Перед тем как взойти на борт корабля, он прогуливался по набережной в районе порта и судостроительных заводов. Как и всегда, был не один. Сопровождал его сотрудник посольства одной из стран. Важно другое: почти все это время Смит что-то негромко говорил своему спутнику. Когда же корабль отчалил, Смит, стоя на палубе, усиленно выискивал на берегах залива антенны радиостанций, чаши локаторов и был молчалив, задумчив, до скованности осторожен.
3 сентября на теплоходе «Эстония» он прибыл в Ленинград из Хельсинки и остался ночевать.
Утром вместе с двумя дипломатами он вышел из гостиницы. Он был в черном плаще, застегнутом на все пуговицы и несколько оттопыренном на груди. Всей компанией они проехали в такси к Горному институту. Отпустили машину. Постояли у гранитного парапета набережной. Напротив, за трехсотметровой ширью Невы, располагалась территория интересующего их завода.
Дипломаты стали тесной группкой, так что Смит был закрыт с боков. Смит расстегнул плащ — на груди был фотоаппарат с телескопическим объективом, — сделал несколько снимков.
Затем Смит решительно направился в Горный институт. Шли занятия. В вестибюле института было пустынно. Лишь у киоска «Союзпечати» толпились студенты.
Смит подошел к киоску и купил несколько почтовых марок. Студенты не обратили на него никакого внимания. Тогда, как бы рассматривая марки, Смит отошел к окну, выходящему на Неву. Огляделся. Вокруг не было ни души.
Смит повернулся к окну и минут десять стоял, глядя в него и негромко разговаривая сам с собой.
И когда потом они все трое опять расхаживали по набережным, Смит продолжал говорить.
Дул порывистый ветер. Смит произносил слова так негромко, что их временами неизбежно должно было относить в сторону, заглушать, но спутники ни разу его не переспросили. Да в этом и не было необходимости: Смит говорил не для них.
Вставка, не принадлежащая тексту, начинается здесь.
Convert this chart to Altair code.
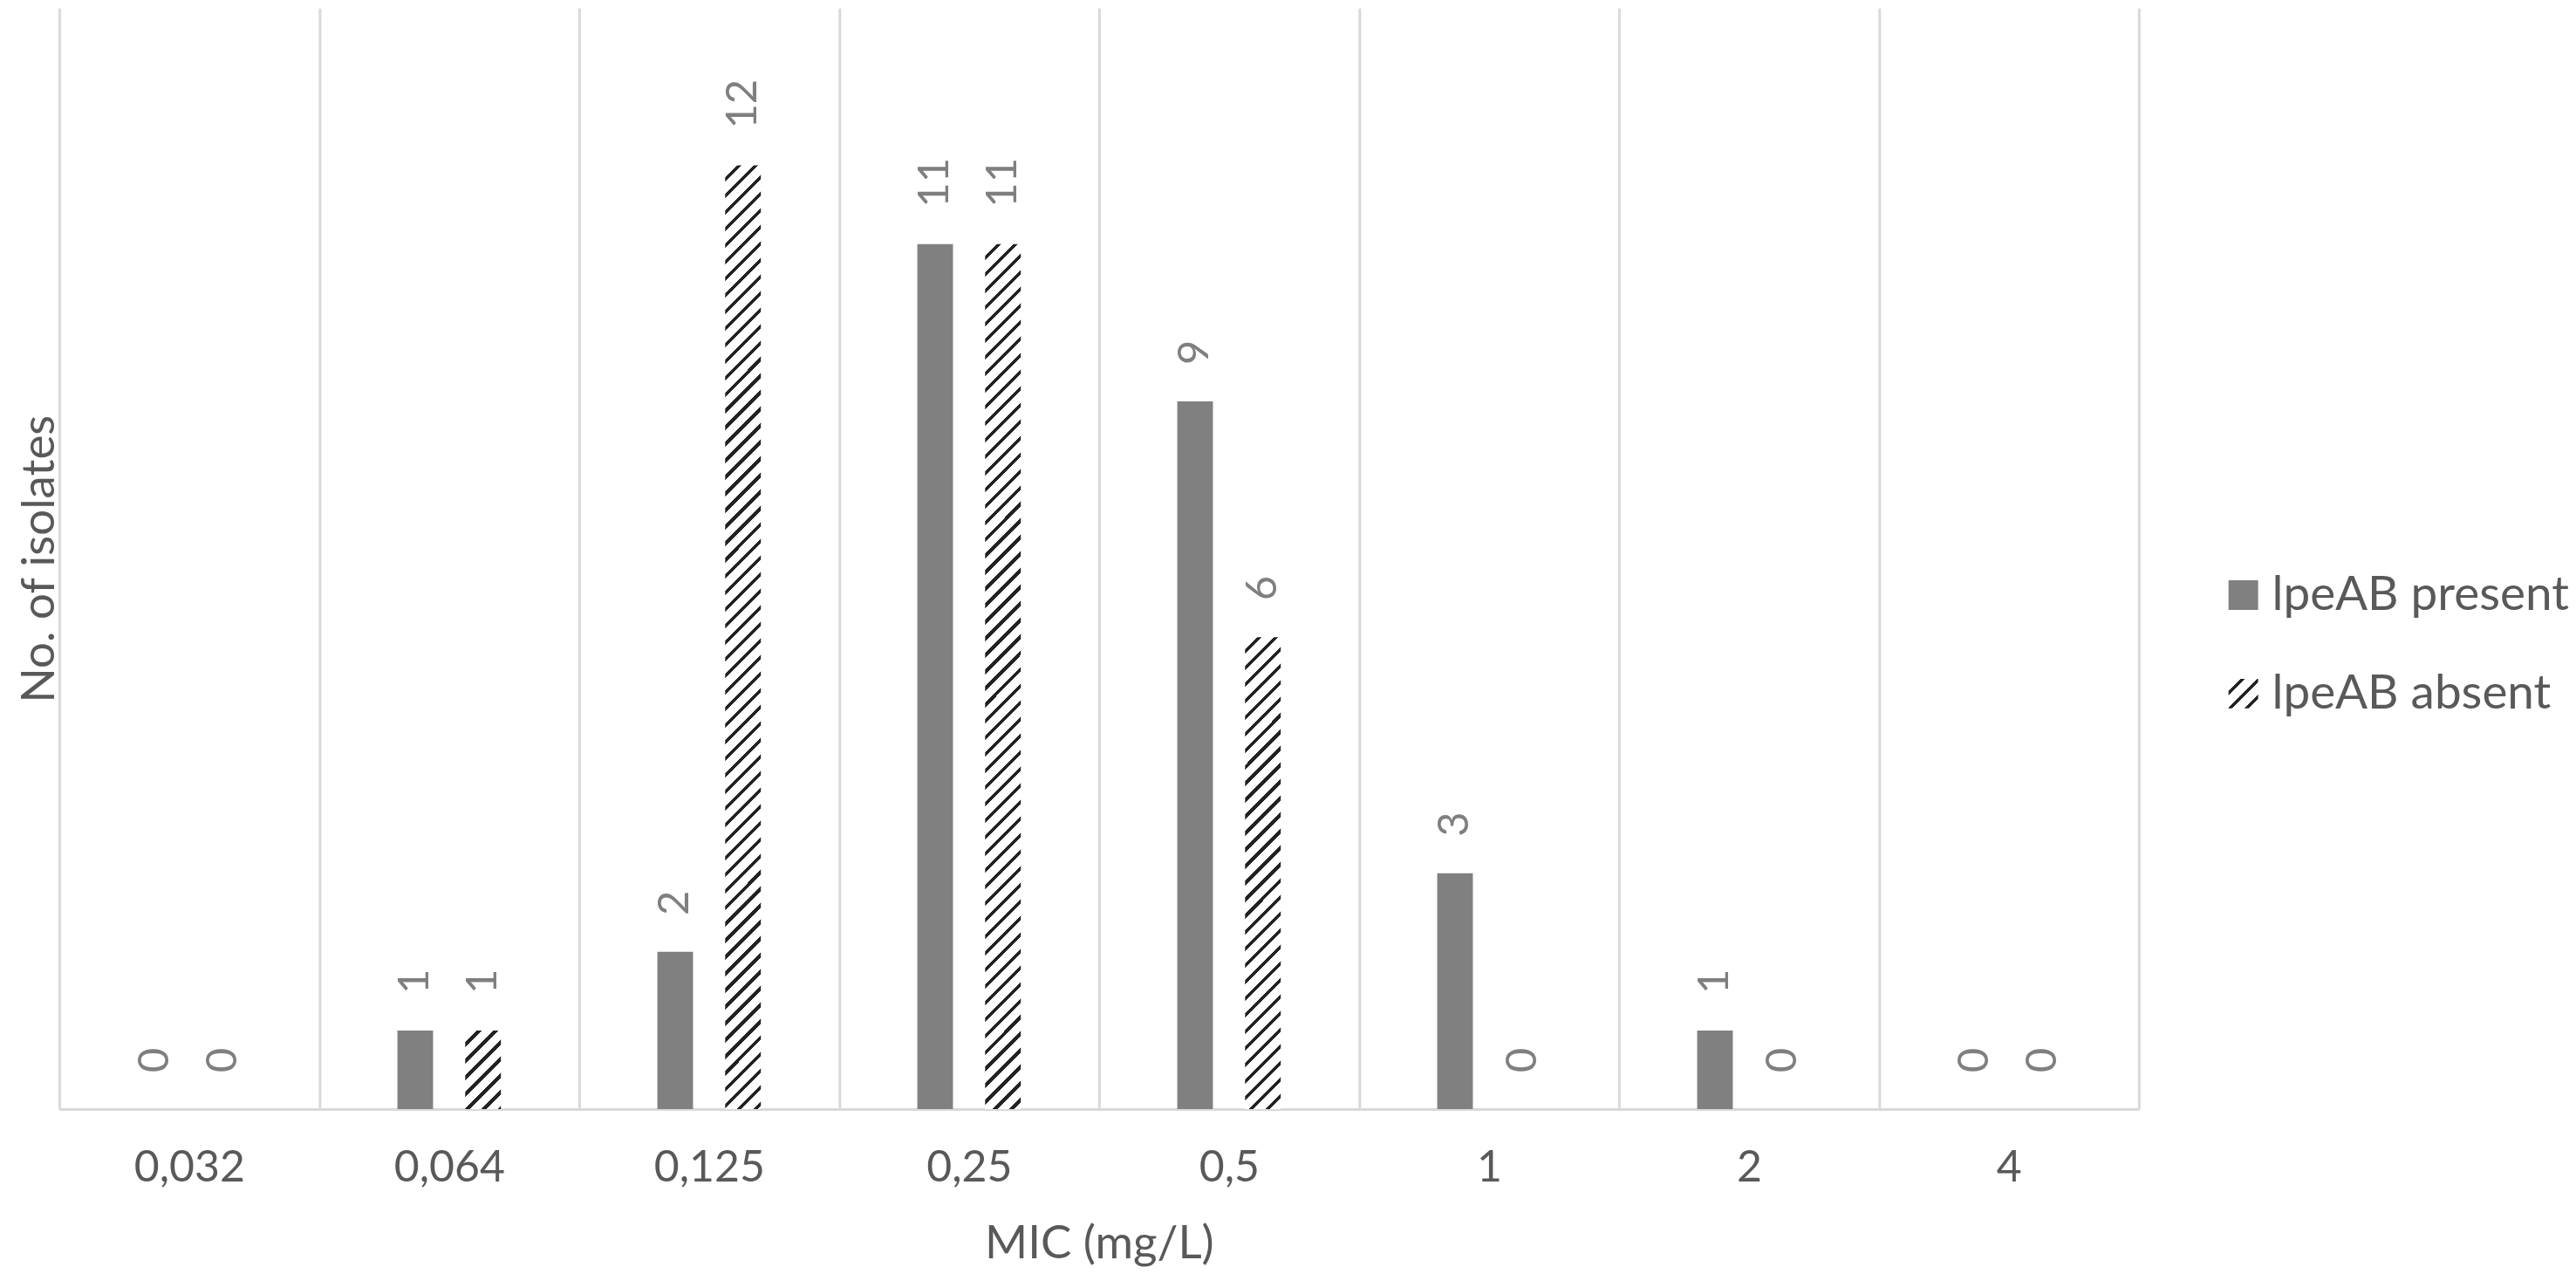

На груди у него, под пиджаком, в карманах специального жилета находился портативный минифон. На лямках жилета, у ключиц, были упрятаны микрофоны. Поглядывая на противоположный берег Невы, Смит подробно фиксировал все, что видит, — важное и не важное, — сосредоточившись на том лишь, чтобы ничего не пропустить.
Это был разведчик.
За все свои визиты в Ленинград (их было шесть) он ни разу не посетил ни одного музея, ни одного театра — не до того было. Очень редко заходил он в рестораны (начиненный аппаратурой, он боялся посещать их: там обязательно надо снимать верхнюю одежду).
Но он даже не подозревал, что уже давно, с первых же его попыток совмещать разведывательную и дипломатическую деятельность, за каждым его шагом наблюдают чекисты.
К сожалению, мы не можем назвать имен этих чекистов, приложить к нашему очерку их фотографии. Не можем мы говорить и о том, как и какими методами они действовали.
Смит после всего, что в конечном счете с ним произошло, «вышел из игры». Его карьера дипломата-разведчика оборвалась. А эти люди — в строю.